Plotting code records
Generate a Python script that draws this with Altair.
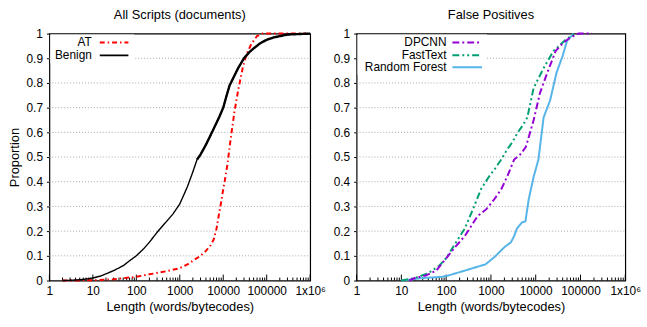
import altair as alt
import pandas as pd

# ---------------- data ----------------
benign_x = [2, 3, 5, 7, 10, 15, 20, 30, 50, 70, 100, 150, 200, 300, 500, 700, 1000, 1500,
            2000, 2500, 3000, 4000, 5500, 8000, 10000, 12000, 14000, 17000, 22000, 30000,
            40000, 50000, 70000, 100000, 150000, 300000, 1000000]
benign_y = [0, 0.001, 0.003, 0.006, 0.01, 0.018, 0.027, 0.04, 0.06, 0.08, 0.10, 0.13, 0.155,
            0.195, 0.24, 0.27, 0.31, 0.38, 0.44, 0.49, 0.51, 0.55, 0.60, 0.66, 0.70, 0.75, 0.79,
            0.82, 0.86, 0.90, 0.925, 0.94, 0.96, 0.975, 0.985, 0.996, 1.0]

at_x = [2, 5, 10, 30, 100, 200, 500, 1000, 1500, 2000, 3000, 4000, 5000, 6000, 7000, 8000,
        9000, 10000, 11000, 12500, 14000, 15000, 18000, 22000, 28000, 35000, 45000, 60000,
        80000, 800000]
at_y = [0, 0.0005, 0.001, 0.005, 0.015, 0.025, 0.038, 0.05, 0.065, 0.08, 0.10, 0.12, 0.14,
        0.165, 0.21, 0.27, 0.32, 0.37, 0.41, 0.47, 0.54, 0.58, 0.68, 0.77, 0.86, 0.92, 0.96,
        0.99, 1.0, 1.0]

dpcnn_x = [15, 20, 35, 60, 100, 150, 260, 500, 800, 1200, 1700, 2300, 3300, 4500, 6000, 7500,
           9000, 12500, 18000, 28000, 40000, 55000, 90000, 180000]
dpcnn_y = [0, 0.01, 0.02, 0.04, 0.09, 0.13, 0.18, 0.26, 0.29, 0.33, 0.37, 0.42, 0.49, 0.51,
           0.54, 0.60, 0.65, 0.76, 0.84, 0.93, 0.96, 0.98, 1.0, 1.0]

fasttext_x = [10, 20, 40, 70, 100, 160, 260, 400, 600, 900, 1200, 1700, 2300, 3000, 4000,
              5200, 6500, 9000, 15000, 25000, 50000, 80000]
fasttext_y = [0, 0.01, 0.03, 0.06, 0.09, 0.15, 0.21, 0.29, 0.37, 0.42, 0.45, 0.49, 0.53, 0.56,
              0.60, 0.63, 0.66, 0.78, 0.86, 0.93, 0.98, 1.0]

rf_x = [10, 30, 80, 110, 260, 600, 750, 1200, 2000, 2800, 3300, 3800, 4900, 5900, 7000,
        9000, 11500, 15000, 21000, 29000, 40000, 50000, 70000]
rf_y = [0, 0.01, 0.015, 0.02, 0.04, 0.06, 0.065, 0.095, 0.135, 0.155, 0.18, 0.21, 0.235, 0.24,
        0.33, 0.42, 0.49, 0.66, 0.73, 0.84, 0.91, 0.97, 1.0]

x_ticks = [1, 10, 100, 1000, 10000, 100000, 1000000]
y_ticks = [0, 0.1, 0.2, 0.3, 0.4, 0.5, 0.6, 0.7, 0.8, 0.9, 1.0]
grid_y = [0.1, 0.2, 0.3, 0.4, 0.5, 0.6, 0.7, 0.8, 0.9]
minor_x = [m * d for d in [1, 10, 100, 1000, 10000, 100000] for m in range(2, 10)]

FONT = "Liberation Sans"
H = 250

xscale = alt.Scale(type="log", domain=[1, 1000000], nice=False)
yscale = alt.Scale(domain=[0, 1], nice=False)

label_expr = "datum.value >= 1000000 ? '1x10⁶' : format(datum.value, 'd')"


def x_axis():
    return alt.Axis(values=x_ticks, labelExpr=label_expr, title="Length (words/bytecodes)",
                    grid=False, tickSize=0, labelPadding=5, titlePadding=4,
                    labelFontSize=12, titleFontSize=13, titleFontWeight="normal",
                    labelFont=FONT, titleFont=FONT, domain=False, labelFlush=False,
                    labelOverlap=False, labelColor="black", titleColor="black")


def y_axis(ytitle):
    return alt.Axis(values=y_ticks, format=".1~f", grid=False, title=ytitle,
                    tickSize=3, labelPadding=4, titlePadding=5,
                    labelFontSize=12, titleFontSize=13, titleFontWeight="normal",
                    labelFont=FONT, titleFont=FONT, domain=False, labelOverlap=False,
                    labelFlush=False, tickColor="black", labelColor="black", titleColor="black")


def series(xs, ys, color, dash, sw, ytitle, ymin=None):
    df = pd.DataFrame({"x": xs, "y": ys})
    ch = alt.Chart(df)
    if ymin is not None:
        ch = ch.transform_filter(alt.datum.y >= ymin)
    return ch.mark_line(color=color, strokeDash=dash, strokeWidth=sw).encode(
        x=alt.X("x:Q", scale=xscale, axis=x_axis()),
        y=alt.Y("y:Q", scale=yscale, axis=y_axis(ytitle)),
        order=alt.Order("x:Q"),
    )


def decorations(W, mask_w, mask_h, ytitle):
    grid = alt.Chart(pd.DataFrame({"g": grid_y})).mark_rule(
        color="#a8a8a8", strokeDash=[1, 2], strokeWidth=1).encode(
        y=alt.Y("g:Q", scale=yscale, axis=y_axis(ytitle)), x=alt.value(0), x2=alt.value(W))
    mask = alt.Chart(pd.DataFrame({"a": [0]})).mark_rect(color="white").encode(
        x=alt.value(1), x2=alt.value(mask_w), y=alt.value(1), y2=alt.value(mask_h))
    major = alt.Chart(pd.DataFrame({"t": x_ticks})).mark_rule(color="black").encode(
        x=alt.X("t:Q", scale=xscale, axis=x_axis()), y=alt.value(H), y2=alt.value(H - 6))
    minor = alt.Chart(pd.DataFrame({"t": minor_x})).mark_rule(color="black").encode(
        x=alt.X("t:Q", scale=xscale, axis=x_axis()), y=alt.value(H), y2=alt.value(H - 3))
    return grid, mask, major, minor


def legend_entry(name, color, dash, sw, tx, lx1, lx2, ly):
    df = pd.DataFrame({"name": [name]})
    txt = alt.Chart(df).mark_text(align="right", baseline="middle", fontSize=12, font=FONT,
                                  color="black").encode(
        text="name:N", x=alt.value(tx), y=alt.value(ly))
    ln = alt.Chart(df).mark_rule(color=color, strokeDash=dash, strokeWidth=sw).encode(
        x=alt.value(lx1), x2=alt.value(lx2), y=alt.value(ly))
    return txt, ln


RED = "#ff0000"
BLACK = "#000000"
PURPLE = "#9400d3"
GREEN = "#009e73"
BLUE = "#56b4e9"

DASH_AT = [5, 3, 1.5, 3]
DASH_DP = [7, 3, 2, 3]
DASH_FT = [7, 3, 2, 3, 2, 3]

WL, WR = 264, 272

# left panel
g, m, mj, mn = decorations(WL, 86, 30, "Proportion")
at_line = series(at_x, at_y, RED, DASH_AT, 2, "Proportion")
benign_line = series(benign_x, benign_y, BLACK, [1, 0], 1.4, "Proportion")
benign_thick = series(benign_x, benign_y, BLACK, [1, 0], 2.4, "Proportion", ymin=0.49)
lt1, ll1 = legend_entry("AT", RED, DASH_AT, 2, 43, 51, 80, 9)
lt2, ll2 = legend_entry("Benign", BLACK, [1, 0], 1.8, 43, 51, 80, 22)
left = alt.layer(g, m, mj, mn, at_line, benign_line, benign_thick, lt1, ll1, lt2, ll2).properties(
    width=WL, height=H,
    title=alt.TitleParams("All Scripts (documents)", fontSize=13, font=FONT, fontWeight="normal",
                          anchor="middle", offset=6, color="black"))

# right panel
g2, m2, mj2, mn2 = decorations(WR, 132, 42, "")
rf_line = series(rf_x, rf_y, BLUE, [1, 0], 2, "")
ft_line = series(fasttext_x, fasttext_y, GREEN, DASH_FT, 2, "")
dp_line = series(dpcnn_x, dpcnn_y, PURPLE, DASH_DP, 2, "")
rt1, rl1 = legend_entry("DPCNN", PURPLE, DASH_DP, 2, 91, 97, 127, 9)
rt2, rl2 = legend_entry("FastText", GREEN, DASH_FT, 2, 91, 97, 127, 22)
rt3, rl3 = legend_entry("Random Forest", BLUE, [1, 0], 2, 91, 97, 127, 34)
right = alt.layer(g2, m2, mj2, mn2, rf_line, ft_line, dp_line, rt1, rl1, rt2, rl2, rt3, rl3).properties(
    width=WR, height=H,
    title=alt.TitleParams("False Positives", fontSize=13, font=FONT, fontWeight="normal",
                          anchor="middle", offset=6, color="black"))

chart = alt.hconcat(left, right, spacing=47, bounds="flush").properties(
    padding={"left": 7, "top": 6, "right": 5, "bottom": 5},
    background="white",
).configure_view(stroke="black", strokeWidth=1.2)

chart.save("out.html", embed_options={"renderer": "svg", "actions": False})
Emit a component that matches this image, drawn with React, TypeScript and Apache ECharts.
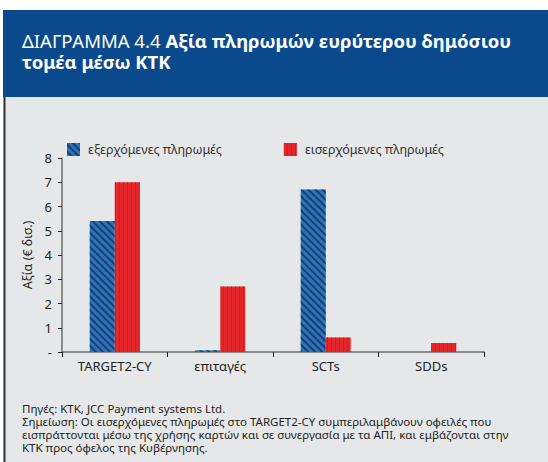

TASK DESCRIPTION: Output the records above as they stand, from the first line to the line with "import pandas as pd", inclusive, and exclude the pictures.

TASK RESPONSE:
Generate a Python script that draws this with Altair.
import altair as alt
import pandas as pd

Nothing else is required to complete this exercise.